Two quick points before we get to the heart of the matter.
1) One of the objections to the report has been that none of the participants were interviewed. Given the cost--$40 million--and the time involved--5 years--this is an oversight, though not one which invalidates the report's findings. The documented evidence is damning enough.
2) The committee ought to have tried to placate Republican concerns to so as to ensure that the report was bipartisan. Failure to do so has allowed this to become yet another partisan issue.
Now, onto the report itself. When Osama Bin Laden was finally found and killed, we were told that the only reason we were able to discover his whereabouts was because of torture--or, rather, enhanced interrogation, that Orwellian neologism preferred by proponents of the procedure. This turned out to be a lie.
In addition to correcting various falsehoods of the Bush Administration, the CIA and many media pawns, the report considers the efficacy of torture: "The CIA's use of its enhanced interrogation techniques was not an effective means of acquiring intelligence or gaining cooperation from detainees."
This should be rather obvious. As I pointed out in my reflection on the death of OBL: "The problem--from a
practical point of view, and setting aside the moral trepidation we
should feel toward the procedure--is that there is no way to distinguish
between good and bad information when it is extracted via torture." This was confirmed by the report.
But while the efficacy of torture is important, it's troubling that so little attention is being paid to the ethical aspect. This is representative of the manner in which we discuss most moral issues; lacking a coherent moral framework, we are reduced to consequentialism. So torture is bad, not because it is a violation of the human dignity of the person, but because it is not useful.
As the Catechism puts it: "Terrorism threatens, wounds, and kills indiscriminately; it is gravely against justice and charity. Torture which
uses physical or moral violence to extract confessions, punish the
guilty, frighten opponents, or satisfy hatred is contrary to respect for
the person and for human dignity."
Terrorism and torture are condemned in the same point because they stem from the same immorality: failing to see people as worthy of respect in and of themselves, seeing them only as means to an end. The people in the World Trade Center were only pawns to be sacrificed to achieve the end goal: embroiling the United States in a war until it became bankrupt. The "terrorists" are a source of information, nothing more; anything we can do to them so as to extract knowledge is valid. I use quotes not to scare, but for precision: as the report notes, we killed a man only to later conclude that he was not who we thought he was.

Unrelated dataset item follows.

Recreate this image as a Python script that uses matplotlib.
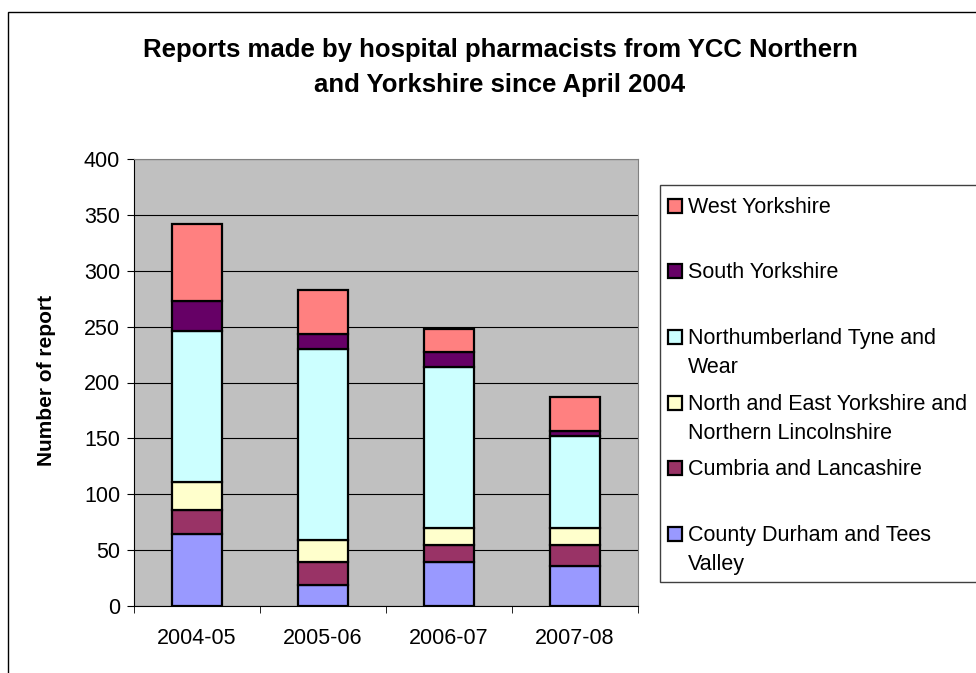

The report makes harrowing reading, specifically the examples of torture and abuse of prisoners. I can only compare it to the Gulag Archipelago, chronicled by Aleksandr Solzhenitsyn. To be clear, the Soviet torture regime was much more extensive than our own system, and to conflate the two would be an injustice. Still, reading examples from the report, one realizes that similar ones could have been furnished from Solzhenitsyn's books.

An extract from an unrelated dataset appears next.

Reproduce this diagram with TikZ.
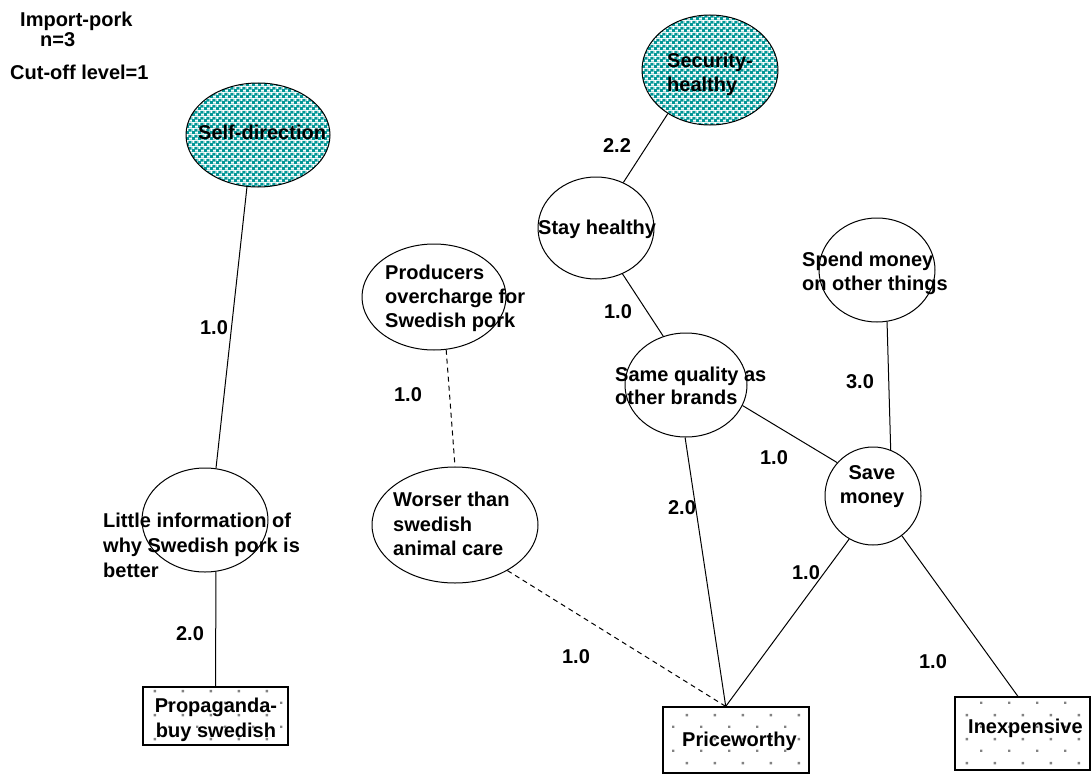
\documentclass[tikz,border=0pt]{standalone}
\usepackage{fontspec}
\setmainfont{Liberation Sans}
\usetikzlibrary{shapes.geometric,patterns.meta}

\definecolor{checkteal}{RGB}{0,150,150}
\definecolor{dotgray}{RGB}{130,130,130}

% teal/white checkerboard for the value ellipses
\tikzdeclarepattern{
  name=tealchecker,
  type=colored,
  bottom left={(0pt,0pt)},
  top right={(6pt,6pt)},
  tile size={(6pt,6pt)},
  code={
    \tikzset{x=1pt,y=1pt}
    \path[fill=white] (0,0) rectangle (6,6);
    \path[fill=checkteal] (-0.3,-0.3) rectangle (3.3,3.3);
    \path[fill=checkteal] (2.7,2.7) rectangle (6,6);
    \path[fill=checkteal] (2.7,-0.3) rectangle (6,0.3);
    \path[fill=checkteal] (-0.3,2.7) rectangle (0.3,6);
  }
}

% sparse grey dots for the attribute boxes
\tikzdeclarepattern{
  name=sparsedots,
  type=colored,
  bottom left={(0pt,0pt)},
  top right={(28pt,24pt)},
  tile size={(28pt,24pt)},
  code={
    \tikzset{x=1pt,y=1pt}
    \path[fill=dotgray] (0,0) rectangle (2.5,2.5);
    \path[fill=dotgray] (14,12) rectangle (16.5,14.5);
  }
}

\tikzset{
  concept/.style={draw, ellipse, line width=1pt, inner sep=0pt},
  value/.style={concept, pattern=tealchecker},
  attrbox/.style={draw, rectangle, line width=1.2pt, inner sep=0pt, pattern=sparsedots},
  lbl/.style={inner sep=0pt, font=\bfseries\fontsize{20}{24}\selectfont, align=left, anchor=north west},
  weight/.style={inner sep=0pt, font=\bfseries\fontsize{20}{24}\selectfont},
  link/.style={line width=1pt},
  dlink/.style={line width=1pt, dash pattern=on 5pt off 4pt},
}

\begin{document}
\begin{tikzpicture}[x=1pt, y=-1pt]
\useasboundingbox (0,0) rectangle (1092,776);

% header
\node[lbl, anchor=base west] (title) at (20,27) {Import-pork};
\node[lbl, anchor=base west] (count) at (40,47) {n=3};
\node[lbl, anchor=base west] (cutoff) at (10,80) {Cut-off level=1};

% values
\node[value, minimum width=144pt, minimum height=104pt] (sd) at (258,135) {};
\node[value, minimum width=136pt, minimum height=110pt] (sh) at (710,70) {};

% consequences
\node[concept, minimum width=116pt, minimum height=102pt] (st) at (596,228) {};
\node[concept, minimum width=144pt, minimum height=106pt] (pr) at (434,297) {};
\node[concept, minimum width=116pt, minimum height=104pt] (sp) at (877,270) {};
\node[concept, minimum width=122pt, minimum height=104pt] (sq) at (686,385) {};
\node[concept, minimum width=96pt, minimum height=98pt] (sm) at (873,496) {};
\node[concept, minimum width=166pt, minimum height=116pt] (wo) at (455,525) {};
\node[concept, minimum width=126pt, minimum height=104pt] (li) at (205,520) {};

% attributes
\node[attrbox, minimum width=145pt, minimum height=58pt] (pb) at (215.5,716) {};
\node[attrbox, minimum width=146pt, minimum height=66pt] (pw) at (736,740) {};
\node[attrbox, minimum width=135pt, minimum height=73pt] (in) at (1022.5,733.5) {};

% connectors
\draw[link] (sd.258) -- (li.78);
\draw[link] (li.282) -- (pb.north);
\draw[link] (sh.226) -- (st.59);
\draw[link] (st.300) -- (sq.115);
\draw[dlink] (pr.283) -- (wo.90);
\draw[link] (sp.281) -- (sm.69);
\draw[link] (sq.340) -- (sm.137);
\draw[link] (sq.269) -- (pw.107);
\draw[dlink] (wo.319) -- (pw.107);
\draw[link] (sm.241) -- (pw.107);
\draw[link] (sm.306) -- (in.97);

% texts
\node[lbl] (sdt) at (198,125) {Self-direction};
\node[lbl] (sht) at (667,53) {Security-\\healthy};
\node[lbl] (stt) at (538,220) {Stay healthy};
\node[lbl] (prt) at (385,265) {Producers\\overcharge for\\Swedish pork};
\node[lbl] (spt) at (802,252) {Spend money\\on other things};
\node[lbl, font=\bfseries\fontsize{20}{23}\selectfont] (sqt) at (615,367) {Same quality as\\other brands};
\node[lbl, align=center, anchor=north] (smt) at (872,465) {Save\\money};
\node[lbl, font=\bfseries\fontsize{20}{24.5}\selectfont] (wot) at (393,492) {Worser than\\swedish\\animal care};
\node[lbl, font=\bfseries\fontsize{20}{25}\selectfont] (lit) at (103,513) {Little information of\\why Swedish pork is\\better};
\node[lbl, align=center, anchor=north, font=\bfseries\fontsize{20}{25}\selectfont] (pbt) at (216,698) {Propaganda-\\buy swedish};
\node[lbl] (pwt) at (682,732) {Priceworthy};
\node[lbl] (int) at (968,719) {Inexpensive};

% weights
\node[weight] (w1) at (214,328) {1.0};
\node[weight] (w2) at (190,634) {2.0};
\node[weight] (w3) at (617,146) {2.2};
\node[weight] (w4) at (618,312) {1.0};
\node[weight] (w5) at (408,395) {1.0};
\node[weight] (w6) at (860,382) {3.0};
\node[weight] (w7) at (774,458) {1.0};
\node[weight] (w8) at (682,508) {2.0};
\node[weight] (w9) at (576,657) {1.0};
\node[weight] (w10) at (806,573) {1.0};
\node[weight] (w11) at (933,662) {1.0};
\end{tikzpicture}
\end{document}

There is a distinct difference between a good nation and a self-righteous one. The former is so concerned with the good that is clings to it, even when the consequences might bring it harm. The latter is so convinced of its own goodness that it readily justifies any action it wishes to take.
The report's revelations of injustice are deeply disturbing. Perhaps more disturbing still is that these justices are being passionately defended. The rebuttal seems to be: we didn't torture, but if we did, the terrorists deserved it--and we saved lives.
We are a deeply self-righteous nation.